*Exercise*:
Skip the pictures. Set down, word for word, the lines from the start of the material up to and including the line with "ax.axis('off')".

((

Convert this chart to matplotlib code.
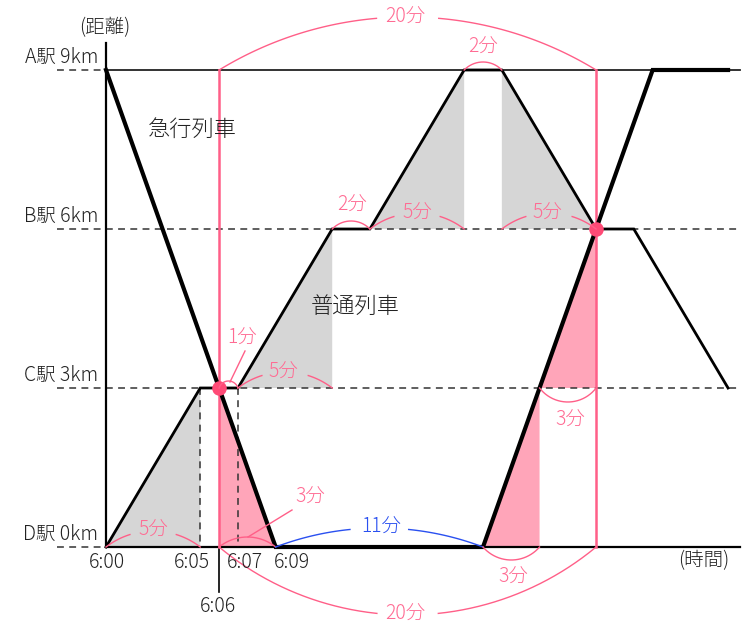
import numpy as np
import matplotlib
matplotlib.use("Agg")
import matplotlib.pyplot as plt

plt.rcParams['font.family'] = ['Noto Sans CJK JP', 'DejaVu Sans']

# ---- data (minutes after 6:00, km) ----
station_names = ["D駅", "C駅", "B駅", "A駅"]
station_km = [0, 3, 6, 9]
local_t = [0, 5, 7, 12, 14, 19, 21, 26, 28, 33]
local_km = [0, 3, 3, 6, 6, 9, 9, 6, 6, 3]
express_t = [0, 9, 20, 26, 29, 33]
express_km = [9, 0, 0, 6, 9, 9]
tick_minutes = [0, 5, 7, 9]
tick_labels = ["6:00", "6:05", "6:07", "6:09"]

# gray triangles (regular train running intervals)
gray_tris = [
    ([0, 5, 5], [0, 3, 0]),
    ([7, 12, 12], [3, 6, 3]),
    ([14, 19, 19], [6, 9, 6]),
    ([21, 26, 21], [9, 6, 6]),
]
pink_tris = [
    ([6, 6, 9], [3, 0, 0]),
    ([20, 23, 23], [0, 3, 0]),
    ([23, 26, 26], [3, 6, 3]),
]

# ---- figure / pixel mapping ----
W, H = 742, 628
SX, SY = 18.85, 53.0   # px per minute, px per km
X0, Y0 = 106.0, 547.0  # pixel of (6:00, 0km)

fig = plt.figure(figsize=(W / 100, H / 100), dpi=100)
ax = fig.add_axes([0, 0, 1, 1])
ax.set_xlim(-X0 / SX, (W - X0) / SX)
ax.set_ylim((Y0 - H) / SY, Y0 / SY)
ax.axis('off')

def px(x, y):
    """pixel (from top-left) -> data"""
    return (x - X0) / SX, (Y0 - y) / SY

PINK = '#ff5f88'
PINKTXT = '#ff6b93'
PINKFILL = '#ffa5b9'
GRAY = '#d6d6d6'
BLUE = '#2a50f0'
DASH = (0, (4.5, 3.5))

for xs, ys in gray_tris:
    ax.fill(xs, ys, color=GRAY, lw=0, zorder=1)
for xs, ys in pink_tris:
    ax.fill(xs, ys, color=PINKFILL, lw=0, zorder=1)

xr = (W - 2 - X0) / SX
xl = (57 - X0) / SX
# station guide lines
ax.plot([0, xr], [9, 9], color='#222222', lw=1.3, zorder=2)
ax.plot([xl, 0], [9, 9], color='#333333', lw=1.1, ls=DASH, zorder=2)
for km in (3, 6):
    ax.plot([xl, xr], [km, km], color='#333333', lw=1.1, ls=DASH, zorder=2)
ax.plot([xl, 0], [0, 0], color='#333333', lw=1.1, ls=DASH, zorder=2)
ax.plot([0, xr], [0, 0], color='black', lw=1.6, zorder=2)
# y axis
ax.plot([0, 0], [0, px(0, 43)[1]], color='black', lw=1.6, zorder=2)
# dashed verticals
for t in (5, 7):
    ax.plot([t, t], [3, 0], color='#333333', lw=1.1, ls=DASH, zorder=2)
# 6:06 tick
ax.plot([6, 6], [0, px(0, 592)[1]], color='black', lw=1.2, zorder=2)
# pink verticals
for t in (6, 26):
    ax.plot([t, t], [9, 0], color=PINK, lw=1.8, zorder=3)

# trains
ax.plot(local_t, local_km, color='black', lw=2.0, solid_joinstyle='miter', zorder=4)
ax.plot(express_t, express_km, color='black', lw=3.0, solid_joinstyle='miter', zorder=5)

# intersection dots
ax.scatter([6, 26], [3, 6], s=110, color='#ff4a76', zorder=6, lw=0)

def arc(t1, t2, y, sag, color, gap=0.0, lw=1.0):
    x1, x2 = t1 * SX, t2 * SX
    y0 = y * SY
    h = (x2 - x1) / 2
    mx = (x1 + x2) / 2
    sg = np.sign(sag)
    r = (h * h + sag * sag) / (2 * abs(sag))
    cy = y0 + sag - sg * r
    th = np.arcsin(min(h / r, 1.0))
    phi = np.linspace(-th, th, 300)
    xs = mx + r * np.sin(phi)
    ys = cy + sg * r * np.cos(phi)
    if gap > 0:
        m = np.abs(xs - mx) > gap / 2
        left = m & (xs < mx)
        right = m & (xs > mx)
        for sel in (left, right):
            ax.plot(xs[sel] / SX, ys[sel] / SY, color=color, lw=lw, zorder=7)
    else:
        ax.plot(xs / SX, ys / SY, color=color, lw=lw, zorder=7)

FS = 14
def label(x, y, s, color=PINKTXT, fs=FS, ha='center'):
    tx, ty = px(x, y)
    ax.text(tx, ty, s, color=color, fontsize=fs, ha=ha, va='center',
            fontweight='light', zorder=8)

# arcs with labels
arc(6, 26, 9, 53, PINK, gap=60); label(405, 17, "20分")
arc(6, 26, 0, -68, PINK, gap=60); label(405, 614, "20分")
arc(19, 21, 9, 8, PINK); label(483, 47, "2分")
arc(12, 14, 6, 8, PINK); label(352, 205, "2分")
arc(14, 19, 6, 16, PINK, gap=46); label(417, 213, "5分")
arc(21, 26, 6, 16, PINK, gap=46); label(547, 213, "5分")
arc(7, 12, 3, 16, PINK, gap=46); label(283, 372, "5分")
arc(0, 5, 0, 16, PINK, gap=46); label(153, 530, "5分")
arc(6, 7, 3, 7, PINK)
ax.plot(*zip(px(230, 382), px(245, 351)), color=PINK, lw=1.0, zorder=7)
label(242, 338, "1分")
arc(6, 9, 0, 10, PINK)
ax.plot(*zip(px(248, 537), px(292, 510)), color=PINK, lw=1.0, zorder=7)
label(310, 497, "3分")
arc(9, 20, 0, 19, BLUE, gap=58); label(381, 527, "11分", color=BLUE)
arc(20, 23, 0, -13, PINK); label(513, 577, "3分")
arc(23, 26, 3, -14, PINK); label(570, 420, "3分")

# station labels
for name, km in zip(station_names, station_km):
    ty = Y0 - km * SY - 13
    label(98, ty, f"{name} {km}km", color='#222222', ha='right')

label(105, 28, "(距離)", color='#222222')
label(704, 561, "(時間)", color='#222222')

# tick labels
tick_px = [107, 192, 245, 292]
for t, lab, xp in zip(tick_minutes, tick_labels, tick_px):
    label(xp, 563, lab, color='#222222')
label(218, 607, "6:06", color='#222222')

label(192, 130, "急行列車", color='#222222', fs=16)
label(355, 307, "普通列車", color='#222222', fs=16)

fig.savefig("out.png", dpi=100)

))

*Expected answer*:
Convert this chart to matplotlib code.
import numpy as np
import matplotlib
matplotlib.use("Agg")
import matplotlib.pyplot as plt

plt.rcParams['font.family'] = ['Noto Sans CJK JP', 'DejaVu Sans']

# ---- data (minutes after 6:00, km) ----
station_names = ["D駅", "C駅", "B駅", "A駅"]
station_km = [0, 3, 6, 9]
local_t = [0, 5, 7, 12, 14, 19, 21, 26, 28, 33]
local_km = [0, 3, 3, 6, 6, 9, 9, 6, 6, 3]
express_t = [0, 9, 20, 26, 29, 33]
express_km = [9, 0, 0, 6, 9, 9]
tick_minutes = [0, 5, 7, 9]
tick_labels = ["6:00", "6:05", "6:07", "6:09"]

# gray triangles (regular train running intervals)
gray_tris = [
    ([0, 5, 5], [0, 3, 0]),
    ([7, 12, 12], [3, 6, 3]),
    ([14, 19, 19], [6, 9, 6]),
    ([21, 26, 21], [9, 6, 6]),
]
pink_tris = [
    ([6, 6, 9], [3, 0, 0]),
    ([20, 23, 23], [0, 3, 0]),
    ([23, 26, 26], [3, 6, 3]),
]

# ---- figure / pixel mapping ----
W, H = 742, 628
SX, SY = 18.85, 53.0   # px per minute, px per km
X0, Y0 = 106.0, 547.0  # pixel of (6:00, 0km)

fig = plt.figure(figsize=(W / 100, H / 100), dpi=100)
ax = fig.add_axes([0, 0, 1, 1])
ax.set_xlim(-X0 / SX, (W - X0) / SX)
ax.set_ylim((Y0 - H) / SY, Y0 / SY)
ax.axis('off')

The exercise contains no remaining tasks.